From the heights of 2019, we’re looking at a crash of around 85%. And that’s even after this year’s gains. But recent news looks positive to me, with the company’s latest operational and financial update just released on 11 August.
Whatever the nature of a company, the first thing I look at is its financial situation. It’s no good sitting on big assets without the cash to exploit them. No, many a small explorer has gone bust that way.
During July, Hurricane repaid its outstanding $78.5m convertible bonds, plus interest. That left the company debt-free, which used to be almost unheard of for an oil company of this size. In fact, at 31 July, the books carried net free cash of $89m.
Cash generation
The rising oil price has been kind to Hurricane and helped turn 2021 into a turnaround year. Cash production costs did rise a little, to $28.20 per barrel. But when the stuff sells for upwards of $100, that means the cash should be rolling in.
And roll in it did, generating $135.7m of free cash flow.
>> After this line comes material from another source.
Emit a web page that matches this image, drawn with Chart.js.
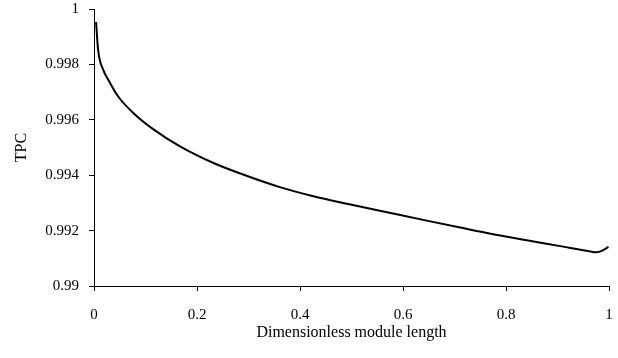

That led to a profit after tax of $18.2m, compared to a whopping $625.3m loss the previous year.
As of 9 August, the firm’s Lancaster field was producing approximately 8,400 barrels of oil equivalent per day from its P6 well. That did have an associated water cut of around 47%, though.
The latest cargo of Lancaster oil raised net revenue of $60m, based on an average price of $111 per barrel.
Bumper year?
Things appear to be going very well at the moment. If profits and cash flow continue at these kind of levels, shareholders could be in for a bumper year. And I really think the Hurricane Energy share price could make further gains before the year is out.
So am I going to buy Hurricane shares now? No.
Warren Buffett has pointed out that investing in an oil company is effectively placing a bet on the oil price. That hasn’t stopped him investing in oil companies, and he appears to believe he understands the business.
But with Buffett, we’re talking about $10bn ploughed into Occidental Petroleum. Occidental should easily be able to withstand the next oil price dip.
Resilience?
But Hurricane Energy? I don’t see the cash there to cope with a sustained oil price slump. I don’t expect one any time soon. But I didn’t expect the previous couple of oil crashes either.
I doubt prices will remain above $100 for much longer. That said, Hurricane does have plenty of safety margin around its production costs. And I think it has a good chance of being one of the sector winners over the next couple of years.
But I just don’t see any need to take the risk. Not when there are so many established companies out there offering me juicy low-risk dividends.